Walleyes and saugers are cool-water, schooling fish that remain quite active beneath winter's icy covering. Their characteristic, light-sensitive eyes enable them to see well even during low-light or dark conditions, and productive evening "bites" are common.

Habitat and Feeding Patterns

Although walleyes and saugers are historically creatures of a river environment, thanks to widespread stocking, solid populations have been sustained in many natural and man-made lakes.
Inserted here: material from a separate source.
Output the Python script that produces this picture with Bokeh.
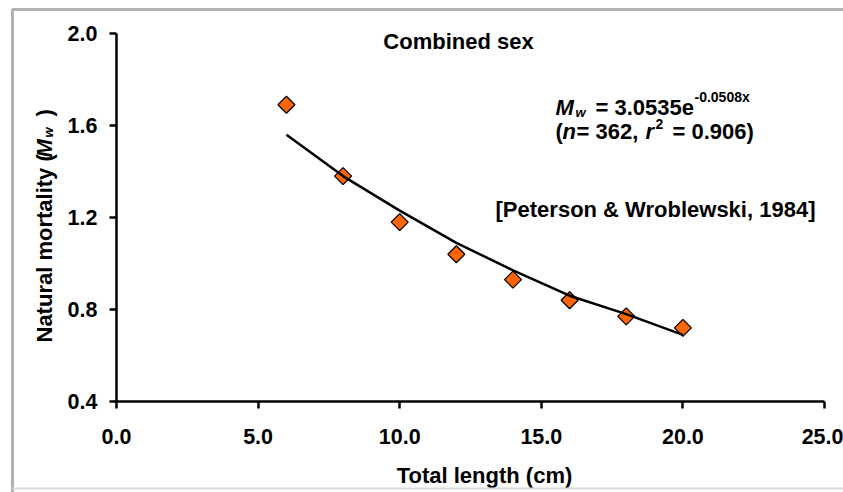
import math
from bokeh.plotting import figure
from bokeh.models import (Range1d, FixedTicker, NumeralTickFormatter, Label,
                          BoxAnnotation, LinearAxis)
from bokeh.embed import file_html
from bokeh.resources import INLINE

# ---- data ----
length_cm = [6, 8, 10, 12, 14, 16, 18, 20]
mortality = [1.69, 1.38, 1.18, 1.04, 0.93, 0.84, 0.77, 0.72]
fit_length = [6, 8, 10, 12, 14, 16, 18, 20]
fit_mortality = [1.56, 1.38, 1.23, 1.09, 0.97, 0.86, 0.78, 0.69]
x_ticks = [0, 5, 10, 15, 20, 25]
y_ticks = [0.4, 0.8, 1.2, 1.6, 2.0]

W, H = 843, 492
L, R, T, B = 116, 824, 33, 401          # pixel box of the axes
X0, X1, Y0, Y1 = 0, 25, 0.4, 2.0        # axis limits

FONT = "Liberation Sans"


def dx(px):
    return X0 + (px - L) / (R - L) * (X1 - X0)


def dy(py):
    return Y1 - (py - T) / (B - T) * (Y1 - Y0)


p = figure(width=W, height=H, output_backend="svg", toolbar_location=None,
           x_range=Range1d(dx(0), dx(W)), y_range=Range1d(dy(H), dy(0)),
           x_axis_location=None, y_axis_location=None,
           min_border_left=0, min_border_right=0,
           min_border_top=0, min_border_bottom=0)
p.outline_line_color = None
p.grid.visible = False
p.background_fill_color = "white"
p.border_fill_color = "white"

xaxis = LinearAxis(fixed_location=Y0, bounds=(X0, X1),
                   ticker=FixedTicker(ticks=x_ticks))
yaxis = LinearAxis(fixed_location=X0, bounds=(Y0, Y1),
                   ticker=FixedTicker(ticks=y_ticks))
for ax in (xaxis, yaxis):
    ax.axis_line_width = 2.5
    ax.axis_line_color = "black"
    ax.major_tick_line_width = 2.5
    ax.major_tick_line_color = "black"
    ax.major_tick_out = 7
    ax.major_tick_in = 0
    ax.minor_tick_line_color = None
    ax.major_label_text_font = FONT
    ax.major_label_text_font_style = "bold"
    ax.major_label_text_font_size = "21.5px"
    ax.major_label_text_color = "black"
    ax.formatter = NumeralTickFormatter(format="0.0")
xaxis.major_label_standoff = 20
yaxis.major_label_standoff = 12
p.add_layout(xaxis, "below")
p.add_layout(yaxis, "left")

p.scatter(length_cm, mortality, marker="square", angle=math.pi / 4, size=12,
          fill_color="#FF6600", line_color="black", line_width=1.3)
p.line(fit_length, fit_mortality, line_color="black", line_width=2.5)


def lab(text, px, py, size="22px", style="bold", align="left", angle=0.0):
    p.add_layout(Label(x=dx(px), y=dy(py), text=text, text_font=FONT,
                       text_font_style=style, text_font_size=size,
                       text_color="black", text_align=align,
                       text_baseline="alphabetic", angle=angle))


# title
lab("Combined sex", 458, 41, align="center")
# equation line 1
lab("M", 555, 107, style="bold italic")
lab("w", 575, 112, size="13px", style="bold italic")
lab("= 3.0535e", 595, 107)
lab("-0.0508x", 694, 96, size="14px")
# equation line 2
lab("(", 555, 131)
lab("n", 562, 131, style="bold italic")
lab("= 362,", 576, 131)
lab("r", 645, 131, style="bold italic")
lab("2", 655, 123, size="14px")
lab("= 0.906)", 672, 131)
# reference
lab("[Peterson & Wroblewski, 1984]", 655, 209, align="center")
# x axis title
lab("Total length (cm)", 484, 475, align="center")
# y axis title (rotated)
a = math.pi / 2
lab("Natural mortality (", 44, 342, angle=a)
lab("M", 44, 157, style="bold italic", angle=a)
lab("w", 48, 137, size="13px", style="bold italic", angle=a)
lab(")", 44, 116, angle=a)

# outer frame of the picture
p.add_layout(BoxAnnotation(left=dx(12), right=dx(W + 20), top=dy(9),
                           bottom=dy(H + 20), fill_color=None,
                           line_color="black", line_width=3))
p.add_layout(BoxAnnotation(left=dx(12), right=dx(W + 20), top=dy(487),
                           bottom=dy(489), fill_color="#d8d8d8",
                           fill_alpha=1.0, line_color=None))

open("out.html", "w").write(file_html(p, INLINE))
Walleyes and saugers have often been coined by much of the ice-angling fraternity as inhabitants of deep, hard-bottom structure, largely because of their affinity for deep rocky flats, humps, bars and points.  Ice experts have also noted bulrush beds on shallow and mid-depth structures are productive during early season, and mid-depth, gradually sloping drops are prominent staging areas for schools awaiting up-river spring spawning migrations.

In fact, provided food is available, oxygen concentrations aren't limiting and sunlight penetration isn't direct, shallow stumpfields, gravel or rock flats, weedy shallows and mid-depth weed edges are typical winter walleye habitat, especially early or late in the season. Since walleyes and sauger have such light-sensitive eyes, shallow-water fish usually hold tight to cover or move into deeper water during the day, then stalk shallow prey by moonlight.
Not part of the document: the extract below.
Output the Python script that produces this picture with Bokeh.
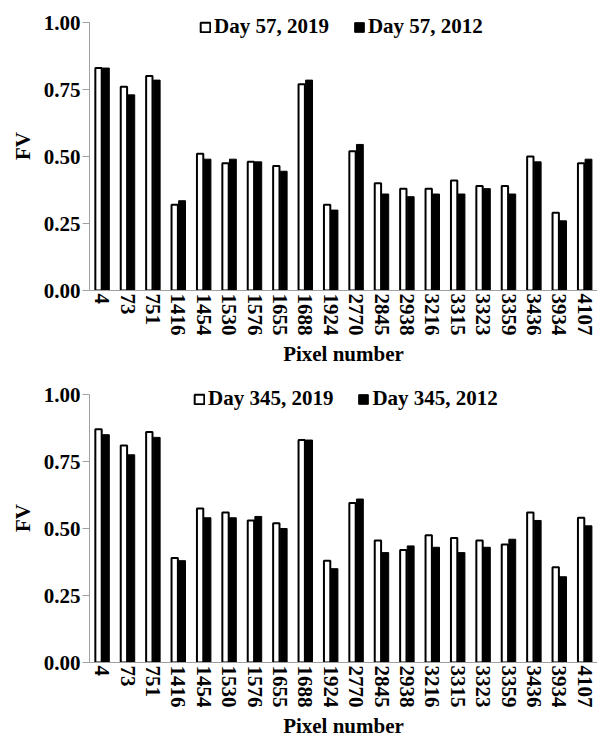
from bokeh.plotting import figure
from bokeh.layouts import column
from bokeh.models import ColumnDataSource, FactorRange, Legend, LegendItem, NumeralTickFormatter, FixedTicker, Range1d
from bokeh.transform import dodge
from bokeh.embed import file_html
from bokeh.resources import INLINE

pixels = ["4", "73", "751", "1416", "1454", "1530", "1576", "1655", "1688", "1924",
          "2770", "2845", "2938", "3216", "3315", "3323", "3359", "3436", "3934", "4107"]

day57_2019 = [0.83, 0.76, 0.80, 0.32, 0.51, 0.475, 0.48, 0.465, 0.77, 0.32,
              0.52, 0.40, 0.38, 0.38, 0.41, 0.39, 0.39, 0.50, 0.29, 0.475]
day57_2012 = [0.83, 0.73, 0.785, 0.335, 0.49, 0.49, 0.48, 0.445, 0.785, 0.30,
              0.545, 0.36, 0.35, 0.36, 0.36, 0.38, 0.36, 0.48, 0.26, 0.49]

day345_2019 = [0.87, 0.81, 0.86, 0.39, 0.575, 0.56, 0.53, 0.52, 0.83, 0.38,
               0.595, 0.455, 0.42, 0.475, 0.465, 0.455, 0.44, 0.56, 0.355, 0.54]
day345_2012 = [0.85, 0.775, 0.84, 0.38, 0.54, 0.54, 0.545, 0.50, 0.83, 0.35,
               0.61, 0.41, 0.435, 0.43, 0.41, 0.43, 0.46, 0.53, 0.32, 0.51]

y_ticks = [0.0, 0.25, 0.5, 0.75, 1.0]

FONT = "Liberation Serif"
AXIS_GRAY = "#a0a0a0"
FRAME_H = 289
Y_END = FRAME_H / 268.0


def make_fig(v_new, v_old, lab_new, lab_old, legend_x, top_border):
    src = ColumnDataSource(dict(px=pixels, new=v_new, old=v_old))
    p = figure(x_range=FactorRange(*pixels, range_padding=0), y_range=Range1d(0, Y_END),
               frame_width=508, frame_height=FRAME_H,
               min_border_left=89, min_border_right=0, min_border_top=top_border,
               min_border_bottom=76,
               output_backend="svg", toolbar_location=None, tools="")
    r1 = p.vbar(x=dodge("px", -0.145, range=p.x_range), top="new", width=0.25, source=src,
                fill_color="white", line_color="black", line_width=2)
    r2 = p.vbar(x=dodge("px", 0.145, range=p.x_range), top="old", width=0.27, source=src,
                fill_color="black", line_color="black", line_width=1)
    p.outline_line_color = None
    p.xgrid.grid_line_color = None
    p.ygrid.grid_line_color = None

    p.yaxis.ticker = FixedTicker(ticks=y_ticks)
    p.yaxis.formatter = NumeralTickFormatter(format="0.00")
    p.yaxis.bounds = (0, 1)
    p.yaxis.axis_label = "FV"
    p.xaxis.axis_label = "Pixel number"
    for ax in (p.xaxis, p.yaxis):
        ax.axis_line_color = AXIS_GRAY
        ax.major_tick_line_color = AXIS_GRAY
        ax.minor_tick_line_color = None
        ax.major_label_text_font = FONT
        ax.major_label_text_font_style = "bold"
        ax.major_label_text_font_size = "21px"
        ax.major_label_text_color = "black"
        ax.axis_label_text_font = FONT
        ax.axis_label_text_font_style = "bold"
        ax.axis_label_text_font_size = "21px"
        ax.axis_label_text_color = "black"
    p.yaxis.major_tick_out = 7
    p.yaxis.major_tick_in = 0
    p.yaxis.major_label_standoff = 2
    p.yaxis.axis_label_standoff = 6
    p.xaxis.major_tick_out = 0
    p.xaxis.major_tick_in = 0
    p.xaxis.major_label_orientation = "vertical"
    p.xaxis.major_label_standoff = 3
    p.xaxis.axis_label_standoff = 3

    legend = Legend(items=[LegendItem(label=lab_new, renderers=[r1]),
                           LegendItem(label=lab_old, renderers=[r2])],
                    orientation="horizontal", location=(legend_x, 251),
                    glyph_width=12, glyph_height=12, label_standoff=3, spacing=24,
                    padding=0, margin=0,
                    label_text_font=FONT, label_text_font_style="bold",
                    label_text_font_size="21px", label_text_color="black",
                    background_fill_alpha=0, border_line_alpha=0)
    p.add_layout(legend)
    return p


p1 = make_fig(day57_2019, day57_2012, "Day 57, 2019", "Day 57, 2012", 110, 1)
p2 = make_fig(day345_2019, day345_2012, "Day 345, 2019", "Day 345, 2012", 104, 5)

layout = column(p1, p2, spacing=0)
open("out.html", "w").write(file_html(layout, INLINE))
During bright daytime periods, especially in deep, clear lakes, walleyes relate to more stereotypical, deep-water patterns. Rocky, main basin points, humps and shoals and their edges are good places to try. Still, these schools may be very mobile. Not only are they likely to drop deeper during bright parts of the day and rise at night, but they may also migrate from structure to structure, searching for food.

Walleyes and saugers remain active throughout the winter, but most action occurs right after ice-up and just prior to ice-out.

First ice typically provides the best fishing, especially for big fish, as larger females are gorging themselves to enhance egg production. By mid-season, action slows. Ice anglers hold a variety of opinions to substantiate this behavior, but most attribute slow midwinter action to increasingly cold water temperatures, reduced baitfish populations, and lowered oxygen concentrations. Egg production is also no longer a primary concern. By late season, action typically rebounds as forage availability, water temperatures and oxygen concentrations increase.

Since walleyes and saugers have light-sensitive eyes and a feeding advantage over other predators and prey during periods of darkness, the most intense winter feeding forays take place during low-light and evening periods. Most winter trophies are taken during wee hours of the morning, with many experts believing full moon periods provide the best opportunity for quality fish.